HI, I am wondering if someone knows what the parameters in the naive bayes learner node mean. The standard parameters in the binary classifier I am running performs very well on the actives and very poorly on inactives despite the dataset being very imbalanced in favor of inactives. I am looking to optimize the parameters to see if it can perform well on both with a given value for the 3 parameters, but i can’t seem to find what they mean. The 3 parameters I am referring to are default probability, minimum standard deviation, and threshold standard deviation.
Hi @Haseeb23 -
The parameters are described in the node description of the pane, but you can also find the description on the Hub page for the Naive Bayes Learner node as well (click on the options tab).
Is there a reason why you want to use Naive Bayes in particular, rather than a different algorithm? Naive Bayes requires some fairly strict constraints on your data to perform well.

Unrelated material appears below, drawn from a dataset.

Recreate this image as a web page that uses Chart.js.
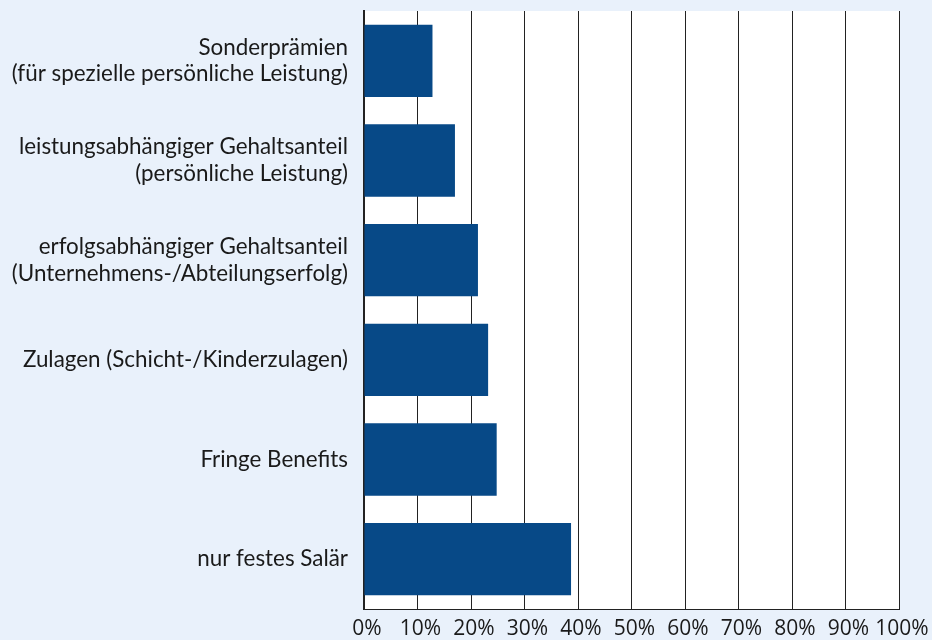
<!DOCTYPE html>
<html><head><meta charset="utf-8">
<script src="https://cdn.jsdelivr.net/npm/chart.js@4/dist/chart.umd.min.js"></script>
<style>
html,body{margin:0;padding:0;background:#e9f1fb;}
#wrap{width:932px;height:640px;position:relative;}
</style></head>
<body><div id="wrap"><canvas id="c" width="932" height="640"></canvas></div>
<script>
const categories = [
  ["Sonderprämien", "(für spezielle persönliche Leistung)"],
  ["leistungsabhängiger Gehaltsanteil", "(persönliche Leistung)"],
  ["erfolgsabhängiger Gehaltsanteil", "(Unternehmens-/Abteilungserfolg)"],
  "Zulagen (Schicht-/Kinderzulagen)",
  "Fringe Benefits",
  "nur festes Salär"
];
const shares = [12.8, 17.0, 21.3, 23.2, 24.8, 38.7];
const xTicks = [0, 10, 20, 30, 40, 50, 60, 70, 80, 90, 100];

const LABEL_FONT = "Lato";
const TICK_FONT = "'Open Sans'";
const plotBg = {
  id: 'plotBg',
  beforeDraw(chart) {
    const {ctx, chartArea: a} = chart;
    ctx.save();
    ctx.fillStyle = '#ffffff';
    ctx.fillRect(a.left, a.top, a.right - a.left, a.bottom - a.top);
    ctx.restore();
  }
};

new Chart(document.getElementById('c'), {
  type: 'bar',
  data: {
    labels: categories,
    datasets: [{
      data: shares,
      backgroundColor: '#074987',
      borderWidth: 0,
      barPercentage: 0.725,
      categoryPercentage: 1.0
    }]
  },
  options: {
    indexAxis: 'y',
    responsive: false,
    animation: false,
    layout: { padding: { top: 11, right: 33, bottom: 0, left: 0 } },
    plugins: { legend: { display: false }, tooltip: { enabled: false } },
    scales: {
      x: {
        min: 0, max: 100,
        afterBuildTicks(scale) { scale.ticks = xTicks.map(v => ({ value: v })); },
        afterFit(scale) { scale.height = 31; scale.paddingLeft = 0; scale.paddingRight = 0; },
        grid: { color: '#222', lineWidth: 1, drawTicks: false },
        border: { display: true, color: '#222', width: 1 },
        ticks: {
          padding: 7,
          labelOffset: 3,
          color: '#1a1a1a',
          font: { family: TICK_FONT, size: 21 },
          maxRotation: 0, autoSkip: false,
          callback: v => v + '%'
        }
      },
      y: {
        afterFit(scale) { scale.width = 364; scale.paddingTop = 0; scale.paddingBottom = 0; },
        grid: { display: false, drawTicks: false },
        border: { display: true, color: '#222', width: 2 },
        ticks: {
          padding: 16,
          color: '#1a1a1a',
          font: { family: LABEL_FONT, size: 22.4, lineHeight: 1.2 }
        }
      }
    }
  },
  plugins: [plotBg]
});
</script>
</body></html>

I was using a Naive Bayes because with the standard settings, it correctly predicts all of the actives in my dataset. The dataset is unbalanced, so without any modifications to the training set this is very difficult to achieve. I am looking to see if I can get a good model with the parameters for the Naive Bayes optimized to predict the inactives also for my dataset. I am just looking to see if there are any good models I can come up with before resorting to training set modifications with oversampling/undersampling. In addition to the Naive Bayes, I am using a SVM to accomplish this. What would you recommend?
I think it is unlikely that you will be able to get a model that predicts both classes to your satisfaction by only tweaking the Naive Bayes parameters. I would be inclined to try an undersampling approach here, along with other algorithms apart from Naive Bayes - maybe a few different tree-based methods?
I have tried to use an RdKit Diversity filter to reduce the majority class (I am working with chemical compounds). I have also tried to use smote to increase the minority class to equal the majority class and even to surpass the majority class. Nothing seems to be giving the results I am hoping to obtain. Thus far, I have used this method on the tree based methods as you suggested. I am getting an accuracy of 70% for each group of data, which I am hoping to increase. The AUC isn’t too bad, it is above 0.70 after using the binary classification inspector to change the threshold.
Try a parameter optimization loop. Not sure if necessary but did you scale?